» STATED GOAL
Transcribe each line of the material as it is, and drop any picture.

>>>

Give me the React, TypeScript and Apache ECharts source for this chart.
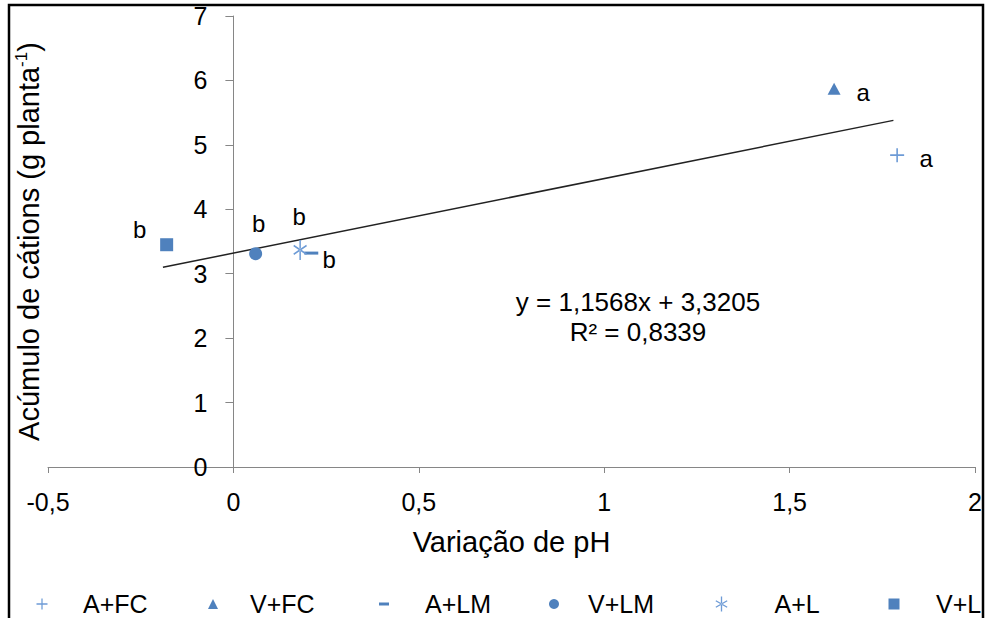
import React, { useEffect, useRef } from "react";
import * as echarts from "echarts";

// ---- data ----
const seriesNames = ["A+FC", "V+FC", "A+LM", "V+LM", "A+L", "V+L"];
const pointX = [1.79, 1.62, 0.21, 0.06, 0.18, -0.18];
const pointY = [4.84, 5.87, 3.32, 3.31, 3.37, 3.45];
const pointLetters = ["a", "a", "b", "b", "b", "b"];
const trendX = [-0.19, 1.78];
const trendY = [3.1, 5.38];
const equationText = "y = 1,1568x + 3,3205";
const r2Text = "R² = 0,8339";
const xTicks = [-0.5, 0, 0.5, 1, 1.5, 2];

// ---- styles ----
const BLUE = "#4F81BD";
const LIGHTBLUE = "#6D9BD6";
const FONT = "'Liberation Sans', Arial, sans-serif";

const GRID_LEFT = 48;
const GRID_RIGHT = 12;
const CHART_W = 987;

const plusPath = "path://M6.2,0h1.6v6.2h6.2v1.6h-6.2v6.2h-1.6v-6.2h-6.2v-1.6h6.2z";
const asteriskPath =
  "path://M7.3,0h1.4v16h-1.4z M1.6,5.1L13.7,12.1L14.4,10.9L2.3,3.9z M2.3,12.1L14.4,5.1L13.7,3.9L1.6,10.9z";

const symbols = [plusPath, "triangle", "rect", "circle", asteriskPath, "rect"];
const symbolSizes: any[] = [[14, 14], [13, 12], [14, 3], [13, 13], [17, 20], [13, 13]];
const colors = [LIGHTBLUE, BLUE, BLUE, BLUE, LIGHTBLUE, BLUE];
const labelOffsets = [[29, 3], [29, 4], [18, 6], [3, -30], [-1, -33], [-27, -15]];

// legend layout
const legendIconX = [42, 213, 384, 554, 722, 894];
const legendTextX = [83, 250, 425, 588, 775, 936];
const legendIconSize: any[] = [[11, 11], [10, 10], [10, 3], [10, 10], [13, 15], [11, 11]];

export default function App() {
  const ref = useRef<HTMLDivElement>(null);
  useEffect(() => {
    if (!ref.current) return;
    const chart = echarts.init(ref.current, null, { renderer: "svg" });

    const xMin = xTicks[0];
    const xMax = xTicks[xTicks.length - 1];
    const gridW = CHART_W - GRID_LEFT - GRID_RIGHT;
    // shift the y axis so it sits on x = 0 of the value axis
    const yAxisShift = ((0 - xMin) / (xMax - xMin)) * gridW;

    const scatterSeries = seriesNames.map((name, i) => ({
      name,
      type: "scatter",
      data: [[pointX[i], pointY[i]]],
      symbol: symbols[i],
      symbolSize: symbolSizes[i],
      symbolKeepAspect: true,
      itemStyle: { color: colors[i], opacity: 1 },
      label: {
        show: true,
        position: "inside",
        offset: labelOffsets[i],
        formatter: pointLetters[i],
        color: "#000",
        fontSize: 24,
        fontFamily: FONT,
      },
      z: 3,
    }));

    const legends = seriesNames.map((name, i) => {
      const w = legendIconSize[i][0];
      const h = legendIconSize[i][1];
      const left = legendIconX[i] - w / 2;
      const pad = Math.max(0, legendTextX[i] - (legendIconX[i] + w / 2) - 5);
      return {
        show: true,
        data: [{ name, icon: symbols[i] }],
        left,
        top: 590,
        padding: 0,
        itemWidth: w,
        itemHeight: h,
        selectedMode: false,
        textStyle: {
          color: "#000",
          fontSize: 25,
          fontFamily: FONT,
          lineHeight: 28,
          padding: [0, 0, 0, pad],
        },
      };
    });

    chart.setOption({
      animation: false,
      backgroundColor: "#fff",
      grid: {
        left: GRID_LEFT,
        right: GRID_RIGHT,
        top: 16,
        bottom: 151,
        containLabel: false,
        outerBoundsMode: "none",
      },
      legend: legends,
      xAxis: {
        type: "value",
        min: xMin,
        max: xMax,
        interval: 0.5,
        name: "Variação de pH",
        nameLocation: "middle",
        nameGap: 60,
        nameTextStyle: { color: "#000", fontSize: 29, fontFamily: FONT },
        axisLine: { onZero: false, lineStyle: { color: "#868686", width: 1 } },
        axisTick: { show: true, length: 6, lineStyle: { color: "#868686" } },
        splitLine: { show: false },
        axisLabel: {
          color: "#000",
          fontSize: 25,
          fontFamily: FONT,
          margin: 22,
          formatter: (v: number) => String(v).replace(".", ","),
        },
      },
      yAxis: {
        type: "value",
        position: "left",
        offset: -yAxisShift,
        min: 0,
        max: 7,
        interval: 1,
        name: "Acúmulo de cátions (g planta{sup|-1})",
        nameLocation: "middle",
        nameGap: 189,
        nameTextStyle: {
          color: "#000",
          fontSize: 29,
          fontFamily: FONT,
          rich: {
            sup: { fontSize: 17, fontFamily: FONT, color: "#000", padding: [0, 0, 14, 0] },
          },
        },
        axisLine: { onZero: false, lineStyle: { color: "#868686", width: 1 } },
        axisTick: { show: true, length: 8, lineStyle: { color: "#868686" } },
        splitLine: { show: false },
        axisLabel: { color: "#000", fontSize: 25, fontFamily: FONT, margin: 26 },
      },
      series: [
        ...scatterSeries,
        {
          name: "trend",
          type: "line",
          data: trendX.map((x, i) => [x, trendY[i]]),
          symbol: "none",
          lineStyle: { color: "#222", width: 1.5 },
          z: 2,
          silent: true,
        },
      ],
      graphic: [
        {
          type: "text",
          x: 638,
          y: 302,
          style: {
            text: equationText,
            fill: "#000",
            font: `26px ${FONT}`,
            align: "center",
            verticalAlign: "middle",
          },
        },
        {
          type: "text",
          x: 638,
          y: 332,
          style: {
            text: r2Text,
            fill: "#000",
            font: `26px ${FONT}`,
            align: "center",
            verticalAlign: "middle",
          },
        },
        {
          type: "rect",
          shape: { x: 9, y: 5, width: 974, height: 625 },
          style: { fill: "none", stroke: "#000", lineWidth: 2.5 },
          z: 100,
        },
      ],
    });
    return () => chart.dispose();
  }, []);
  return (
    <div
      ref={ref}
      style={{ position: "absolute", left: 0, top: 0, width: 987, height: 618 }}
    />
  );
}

<<<

» ANSWER BELOW
Give me the React, TypeScript and Apache ECharts source for this chart.
import React, { useEffect, useRef } from "react";
import * as echarts from "echarts";

// ---- data ----
const seriesNames = ["A+FC", "V+FC", "A+LM", "V+LM", "A+L", "V+L"];
const pointX = [1.79, 1.62, 0.21, 0.06, 0.18, -0.18];
const pointY = [4.84, 5.87, 3.32, 3.31, 3.37, 3.45];
const pointLetters = ["a", "a", "b", "b", "b", "b"];
const trendX = [-0.19, 1.78];
const trendY = [3.1, 5.38];
const equationText = "y = 1,1568x + 3,3205";
const r2Text = "R² = 0,8339";
const xTicks = [-0.5, 0, 0.5, 1, 1.5, 2];

// ---- styles ----
const BLUE = "#4F81BD";
const LIGHTBLUE = "#6D9BD6";
const FONT = "'Liberation Sans', Arial, sans-serif";

const GRID_LEFT = 48;
const GRID_RIGHT = 12;
const CHART_W = 987;

const plusPath = "path://M6.2,0h1.6v6.2h6.2v1.6h-6.2v6.2h-1.6v-6.2h-6.2v-1.6h6.2z";
const asteriskPath =
  "path://M7.3,0h1.4v16h-1.4z M1.6,5.1L13.7,12.1L14.4,10.9L2.3,3.9z M2.3,12.1L14.4,5.1L13.7,3.9L1.6,10.9z";

const symbols = [plusPath, "triangle", "rect", "circle", asteriskPath, "rect"];
const symbolSizes: any[] = [[14, 14], [13, 12], [14, 3], [13, 13], [17, 20], [13, 13]];
const colors = [LIGHTBLUE, BLUE, BLUE, BLUE, LIGHTBLUE, BLUE];
const labelOffsets = [[29, 3], [29, 4], [18, 6], [3, -30], [-1, -33], [-27, -15]];

// legend layout
const legendIconX = [42, 213, 384, 554, 722, 894];
const legendTextX = [83, 250, 425, 588, 775, 936];
const legendIconSize: any[] = [[11, 11], [10, 10], [10, 3], [10, 10], [13, 15], [11, 11]];

export default function App() {
  const ref = useRef<HTMLDivElement>(null);
  useEffect(() => {
    if (!ref.current) return;
    const chart = echarts.init(ref.current, null, { renderer: "svg" });

    const xMin = xTicks[0];
    const xMax = xTicks[xTicks.length - 1];
    const gridW = CHART_W - GRID_LEFT - GRID_RIGHT;
    // shift the y axis so it sits on x = 0 of the value axis
    const yAxisShift = ((0 - xMin) / (xMax - xMin)) * gridW;

    const scatterSeries = seriesNames.map((name, i) => ({
      name,
      type: "scatter",
      data: [[pointX[i], pointY[i]]],
      symbol: symbols[i],
      symbolSize: symbolSizes[i],
      symbolKeepAspect: true,
      itemStyle: { color: colors[i], opacity: 1 },
      label: {
        show: true,
        position: "inside",
        offset: labelOffsets[i],
        formatter: pointLetters[i],
        color: "#000",
        fontSize: 24,
        fontFamily: FONT,
      },
      z: 3,
    }));

    const legends = seriesNames.map((name, i) => {
      const w = legendIconSize[i][0];
      const h = legendIconSize[i][1];
      const left = legendIconX[i] - w / 2;
      const pad = Math.max(0, legendTextX[i] - (legendIconX[i] + w / 2) - 5);
      return {
        show: true,
        data: [{ name, icon: symbols[i] }],
        left,
        top: 590,
        padding: 0,
        itemWidth: w,
        itemHeight: h,
        selectedMode: false,
        textStyle: {
          color: "#000",
          fontSize: 25,
          fontFamily: FONT,
          lineHeight: 28,
          padding: [0, 0, 0, pad],
        },
      };
    });

    chart.setOption({
      animation: false,
      backgroundColor: "#fff",
      grid: {
        left: GRID_LEFT,
        right: GRID_RIGHT,
        top: 16,
        bottom: 151,
        containLabel: false,
        outerBoundsMode: "none",
      },
      legend: legends,
      xAxis: {
        type: "value",
        min: xMin,
        max: xMax,
        interval: 0.5,
        name: "Variação de pH",
        nameLocation: "middle",
        nameGap: 60,
        nameTextStyle: { color: "#000", fontSize: 29, fontFamily: FONT },
        axisLine: { onZero: false, lineStyle: { color: "#868686", width: 1 } },
        axisTick: { show: true, length: 6, lineStyle: { color: "#868686" } },
        splitLine: { show: false },
        axisLabel: {
          color: "#000",
          fontSize: 25,
          fontFamily: FONT,
          margin: 22,
          formatter: (v: number) => String(v).replace(".", ","),
        },
      },
      yAxis: {
        type: "value",
        position: "left",
        offset: -yAxisShift,
        min: 0,
        max: 7,
        interval: 1,
        name: "Acúmulo de cátions (g planta{sup|-1})",
        nameLocation: "middle",
        nameGap: 189,
        nameTextStyle: {
          color: "#000",
          fontSize: 29,
          fontFamily: FONT,
          rich: {
            sup: { fontSize: 17, fontFamily: FONT, color: "#000", padding: [0, 0, 14, 0] },
          },
        },
        axisLine: { onZero: false, lineStyle: { color: "#868686", width: 1 } },
        axisTick: { show: true, length: 8, lineStyle: { color: "#868686" } },
        splitLine: { show: false },
        axisLabel: { color: "#000", fontSize: 25, fontFamily: FONT, margin: 26 },
      },
      series: [
        ...scatterSeries,
        {
          name: "trend",
          type: "line",
          data: trendX.map((x, i) => [x, trendY[i]]),
          symbol: "none",
          lineStyle: { color: "#222", width: 1.5 },
          z: 2,
          silent: true,
        },
      ],
      graphic: [
        {
          type: "text",
          x: 638,
          y: 302,
          style: {
            text: equationText,
            fill: "#000",
            font: `26px ${FONT}`,
            align: "center",
            verticalAlign: "middle",
          },
        },
        {
          type: "text",
          x: 638,
          y: 332,
          style: {
            text: r2Text,
            fill: "#000",
            font: `26px ${FONT}`,
            align: "center",
            verticalAlign: "middle",
          },
        },
        {
          type: "rect",
          shape: { x: 9, y: 5, width: 974, height: 625 },
          style: { fill: "none", stroke: "#000", lineWidth: 2.5 },
          z: 100,
        },
      ],
    });
    return () => chart.dispose();
  }, []);
  return (
    <div
      ref={ref}
      style={{ position: "absolute", left: 0, top: 0, width: 987, height: 618 }}
    />
  );
}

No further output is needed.